« When
Life turns to a nightmare, darkness overtakes... » voici les seuls mots qui accompagnent cet album. Une phrase de désespoir semblant résumer les pensées, la vie de Lu. Musicien originaire de Tai'an (comme les géniaux
Deep Mountains), durement affecté par la mort d'un proche, Lu se réfugie dans les deux projets qu'il a créés, Vergissmeinicht et
Heartless, pour y exprimer sa mélancolie, sa douleur, son mal être. Tandis que Vergissmeinicht, avec sa guitare acoustique solitaire et ses mélodies cristallines semble davantage exprimer un désespoir lumineux, une mélancolie touchée par la grâce,
Heartless représente le côté le plus sombre et torturé du musicien solitaire.
Après quelques démos et un split au milieu des années 2000,
Heartless signe sur le label
Pest Productions et sort en 2008 un premier album intitulé
Suicidal Engagement, oeuvre noire et crue, presqu'en même temps que le premier album de Vergissmeinicht. 3 ans plus tard, Lu remet le couvert et sort à quelques semaines d'intervalles et comme pour mieux témoigner de sa personnalité malade, le second album de Vergissmeinicht et donc cet
Anaesthetization de
Heartless.
Si
Suicidal Engagement se voulait assez cru et primaire, malgré des passages atmosphériques et mélodiques de fort bonne facture,
Anaesthetization semble privilégier le développement des atmosphères. Les compositions sont longues (45 minutes de musique pour 4 morceaux et une intro), les riffs répétés longuement pour imprimer le côté aliènant de la musique et laisser se développer les ambiances mortuaires du disque. Les rythmes sont pour la plupart lent. A son Black
Metal originel
Heartless ajoute des éléments
Doom pour amplifier la monotonie et le désespoir d'une musique qui n'en demandait pas tant.
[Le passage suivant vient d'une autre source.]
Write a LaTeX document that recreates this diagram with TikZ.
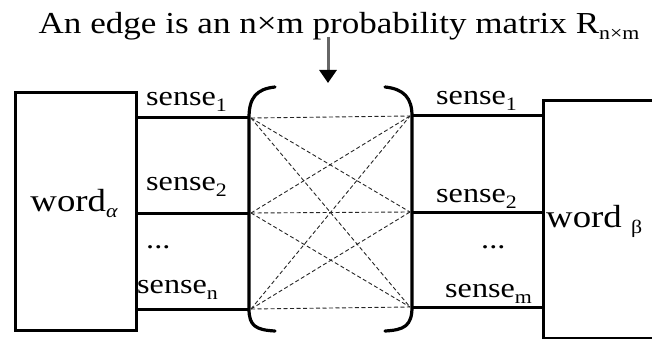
\documentclass[tikz,border=0pt]{standalone}
\usepackage{fontspec}
\setmainfont[FakeStretch=1.15]{Liberation Serif}
\usetikzlibrary{arrows.meta}
\newcommand\mysub[1]{\raisebox{-6pt}{\fontsize{19}{19}\selectfont #1}}
\begin{document}
\begin{tikzpicture}[x=1pt,y=-1pt,
  boxline/.style={draw, line width=3pt, black},
  wire/.style={line width=3pt, black},
  brack/.style={line width=3.2pt, black, line cap=round},
  dline/.style={dashed, dash pattern=on 4pt off 2.5pt, line width=0.9pt, black!85},
  lbl/.style={inner sep=0pt, font=\fontsize{28}{28}\selectfont},
  wlbl/.style={inner sep=0pt, font=\fontsize{32}{32}\selectfont},
  pointer/.style={line width=3pt, black!60, -{Triangle[width=17pt,length=13pt,color=black]}}]
\useasboundingbox (0,0) rectangle (652,339);
% title
\node[inner sep=0pt, anchor=base, font=\fontsize{30.5}{30.5}\selectfont] (title) at (339,34)
  {An edge is an n×m probability matrix R\mysub{n×m}};
\coordinate (atop) at (328,37);
\coordinate (atip) at (328,83);
\draw[pointer] (atop) -- (atip);
% boxes
\node[boxline, minimum width=121pt, minimum height=238pt, anchor=north west, inner sep=0pt] (wa) at (14,91) {};
\node[boxline, minimum width=170pt, minimum height=238pt, anchor=north west, inner sep=0pt] (wb) at (542,99) {};
\node[wlbl, anchor=base] (walbl) at (74,211) {word\mysub{\itshape α}};
\node[wlbl, anchor=base west] (wblbl) at (546,227) {word \mysub{β}};
% end points
\coordinate (L1) at (249,118);
\coordinate (L2) at (249,213);
\coordinate (L3) at (249,309);
\coordinate (R1) at (412,116);
\coordinate (R2) at (412,212);
\coordinate (R3) at (412,307);
% wires
\foreach \p in {L1,L2,L3} \draw[wire] (wa.east |- \p) -- (\p);
\foreach \p in {R1,R2,R3} \draw[wire] (\p) -- (wb.west |- \p);
% brackets
\draw[brack] (275,87) .. controls (256,89) and (249,98) .. (249,118) -- (249,309)
  .. controls (249,326) and (256,330) .. (275,331);
\draw[brack] (385,87) .. controls (404,89) and (412,98) .. (412,116) -- (412,307)
  .. controls (412,326) and (404,330) .. (385,331);
% dashed connections
\foreach \a in {L1,L2,L3} \foreach \b in {R1,R2,R3} \draw[dline] ([xshift=2pt]\a) -- ([xshift=-2pt]\b);
% sense labels
\node[lbl, anchor=base west] (ls1) at (146,106) {sense\mysub{1}};
\node[lbl, anchor=base west] (ls2) at (146,190) {sense\mysub{2}};
\node[lbl, anchor=base west] (ldots) at (146,248) {...};
\node[lbl, anchor=base west] (lsn) at (137,293) {sense\mysub{n}};
\node[lbl, anchor=base west] (rs1) at (436,105) {sense\mysub{1}};
\node[lbl, anchor=base west] (rs2) at (436,202) {sense\mysub{2}};
\node[lbl, anchor=base west] (rdots) at (481,248) {...};
\node[lbl, anchor=base west] (rsm) at (445,297) {sense\mysub{m}};
\end{tikzpicture}
\end{document}
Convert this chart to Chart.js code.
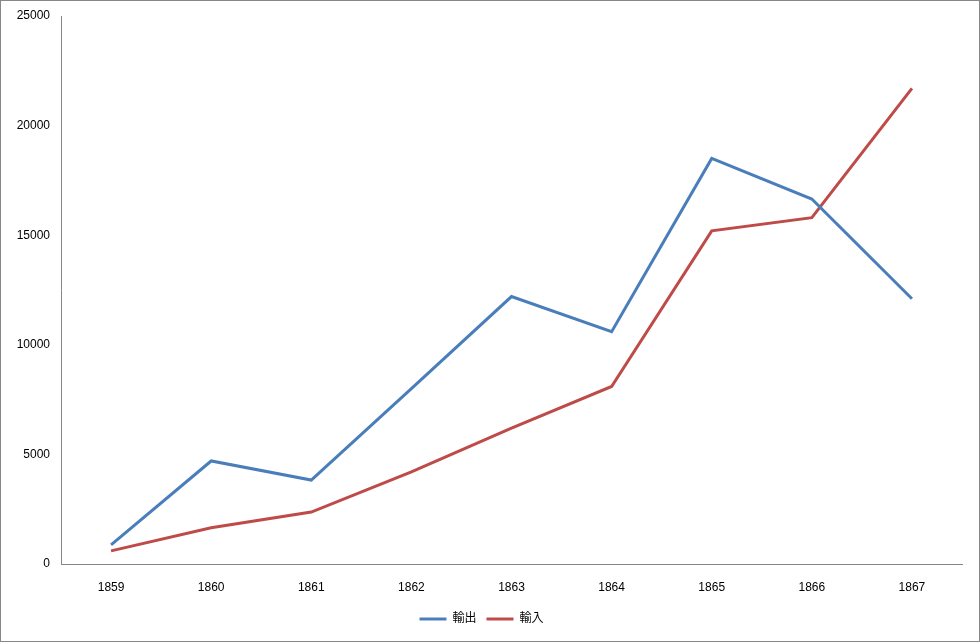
<!DOCTYPE html>
<html lang="ja">
<head>
    <meta charset="UTF-8">
    <title>輸出・輸入</title>
    <script src="https://cdn.jsdelivr.net/npm/chart.js"></script>
    <style>
        body { margin: 0; background: #fff; }
        .box {
            width: 980px; height: 642px;
            box-sizing: border-box;
            border: 1px solid #878787;
            position: relative;
        }
    </style>
</head>
<body>
    <div class="box">
        <canvas id="tradeChart"></canvas>
    </div>

    <script>
        const years = ['1859', '1860', '1861', '1862', '1863', '1864', '1865', '1866', '1867'];
        const exportValues = [870, 4700, 3830, 8000, 12200, 10600, 18500, 16650, 12100];
        const importValues = [600, 1650, 2370, 4200, 6200, 8100, 15200, 15800, 21700];
        const yTicks = [0, 5000, 10000, 15000, 20000, 25000];

        const fontFamily = "'Liberation Sans', 'Noto Sans CJK JP', sans-serif";

        const ctx = document.getElementById('tradeChart').getContext('2d');
        new Chart(ctx, {
            type: 'line',
            data: {
                labels: years,
                datasets: [{
                    label: '輸出',
                    data: exportValues,
                    borderColor: '#4a7ebb',
                    backgroundColor: '#4a7ebb',
                    borderWidth: 3,
                    pointRadius: 0,
                    pointStyle: 'line',
                    tension: 0
                }, {
                    label: '輸入',
                    data: importValues,
                    borderColor: '#be4b48',
                    backgroundColor: '#be4b48',
                    borderWidth: 3,
                    pointRadius: 0,
                    pointStyle: 'line',
                    tension: 0
                }]
            },
            options: {
                responsive: true,
                maintainAspectRatio: false,
                animation: false,
                layout: { padding: { top: 15, right: 17, bottom: 6, left: 0 } },
                plugins: {
                    tooltip: { enabled: false },
                    legend: {
                        position: 'bottom',
                        labels: {
                            usePointStyle: true,
                            pointStyleWidth: 27,
                            padding: 10,
                            color: '#000',
                            font: { family: fontFamily, size: 12 }
                        }
                    }
                },
                scales: {
                    x: {
                        offset: true,
                        grid: { display: false, drawTicks: false },
                        border: { color: '#868686', width: 1 },
                        ticks: {
                            padding: 16,
                            color: '#000',
                            maxRotation: 0,
                            font: { family: fontFamily, size: 12 }
                        },
                        afterFit: function (scale) { scale.height = 39; }
                    },
                    y: {
                        min: 0,
                        max: 25000,
                        afterBuildTicks: function (scale) {
                            scale.ticks = yTicks.map(v => ({ value: v }));
                        },
                        grid: { display: false, drawTicks: false },
                        border: { color: '#868686', width: 1 },
                        ticks: {
                            padding: 11,
                            color: '#000',
                            font: { family: fontFamily, size: 12 },
                            callback: function (value) { return String(value); }
                        },
                        afterFit: function (scale) {
                            scale.width = 60;
                            scale.paddingTop = 8;
                            scale.paddingBottom = 8;
                        }
                    }
                }
            }
        });
    </script>
</body>
</html>
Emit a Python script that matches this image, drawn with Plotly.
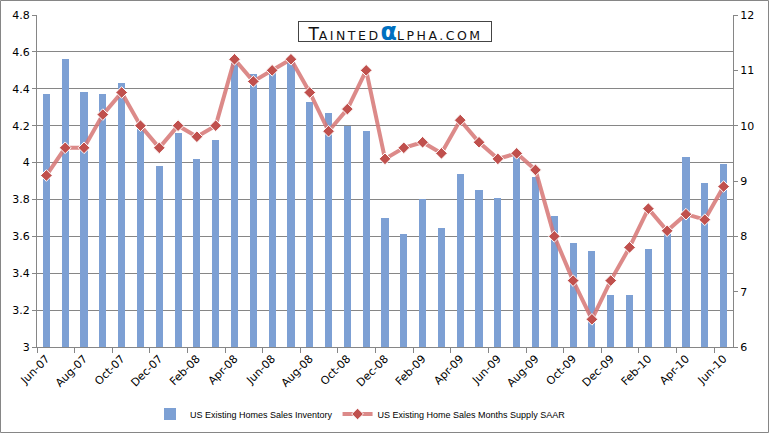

Entre mélodies et arpèges désespérés, riffs
Doom/Thrash ou typiquement Black
Metal, les guitares se superposent à merveille et offrent des ambiances travaillées. Les morceaux évoluent sans que l'auditeur ne s'en apercoive. La batterie martèle avec une rigueur implacable des rythmes froids et volontairement simples, se permettant à un seul moment une accélération de désespoir (
Conspiracy) en blastant sur un riff mélancolique.
Le chant se résume à de longs soupirs dans lesquels on semblerait percevoir des hurlements, comme des soupirs d'agonie. Fini les hurlements survoltés d'enfant épileptiques (dont on ne saurait dire s'ils étaient finalement dérangeant et ridicules) qui gâchaient quelque peu,
Suicidal Engagement. Les sussurements macabres et hurlements étouffés font ici froid dans le dos. Ecoutez l'introduction de Falsehood, seul, en marchant dans la nuit, flippant! Et au milieu de tout ce mal être, semblent jaillir, comme de brefs moments de lumière, les arpèges mélodiques et réverbérés de Lu (
Anxiety,
Illusion). Inquiétantes accalmies, nous rappelant que ce que nous écoutons est bien humain et servant à mieux nous replonger dans les méandres insondables de tristesse que sont les morceaux de cet album.
La production est, quant à elle, exceptionnelle (une constante chez
Pest Productions) et permet de conserver le côté sale, obscur et granuleux de la musique tout en restituant le travail mélodique accompli sur les riffs (le travail mélodique réalisé sur la basse est parfaitement audible). Oeuvre noire et torturée,
Anaesthetization se révèle au fil des écoutes, dévoile ses subtilités et se pare d'une troublante beauté qui le rend dangereusement addictif. Un coup de maître!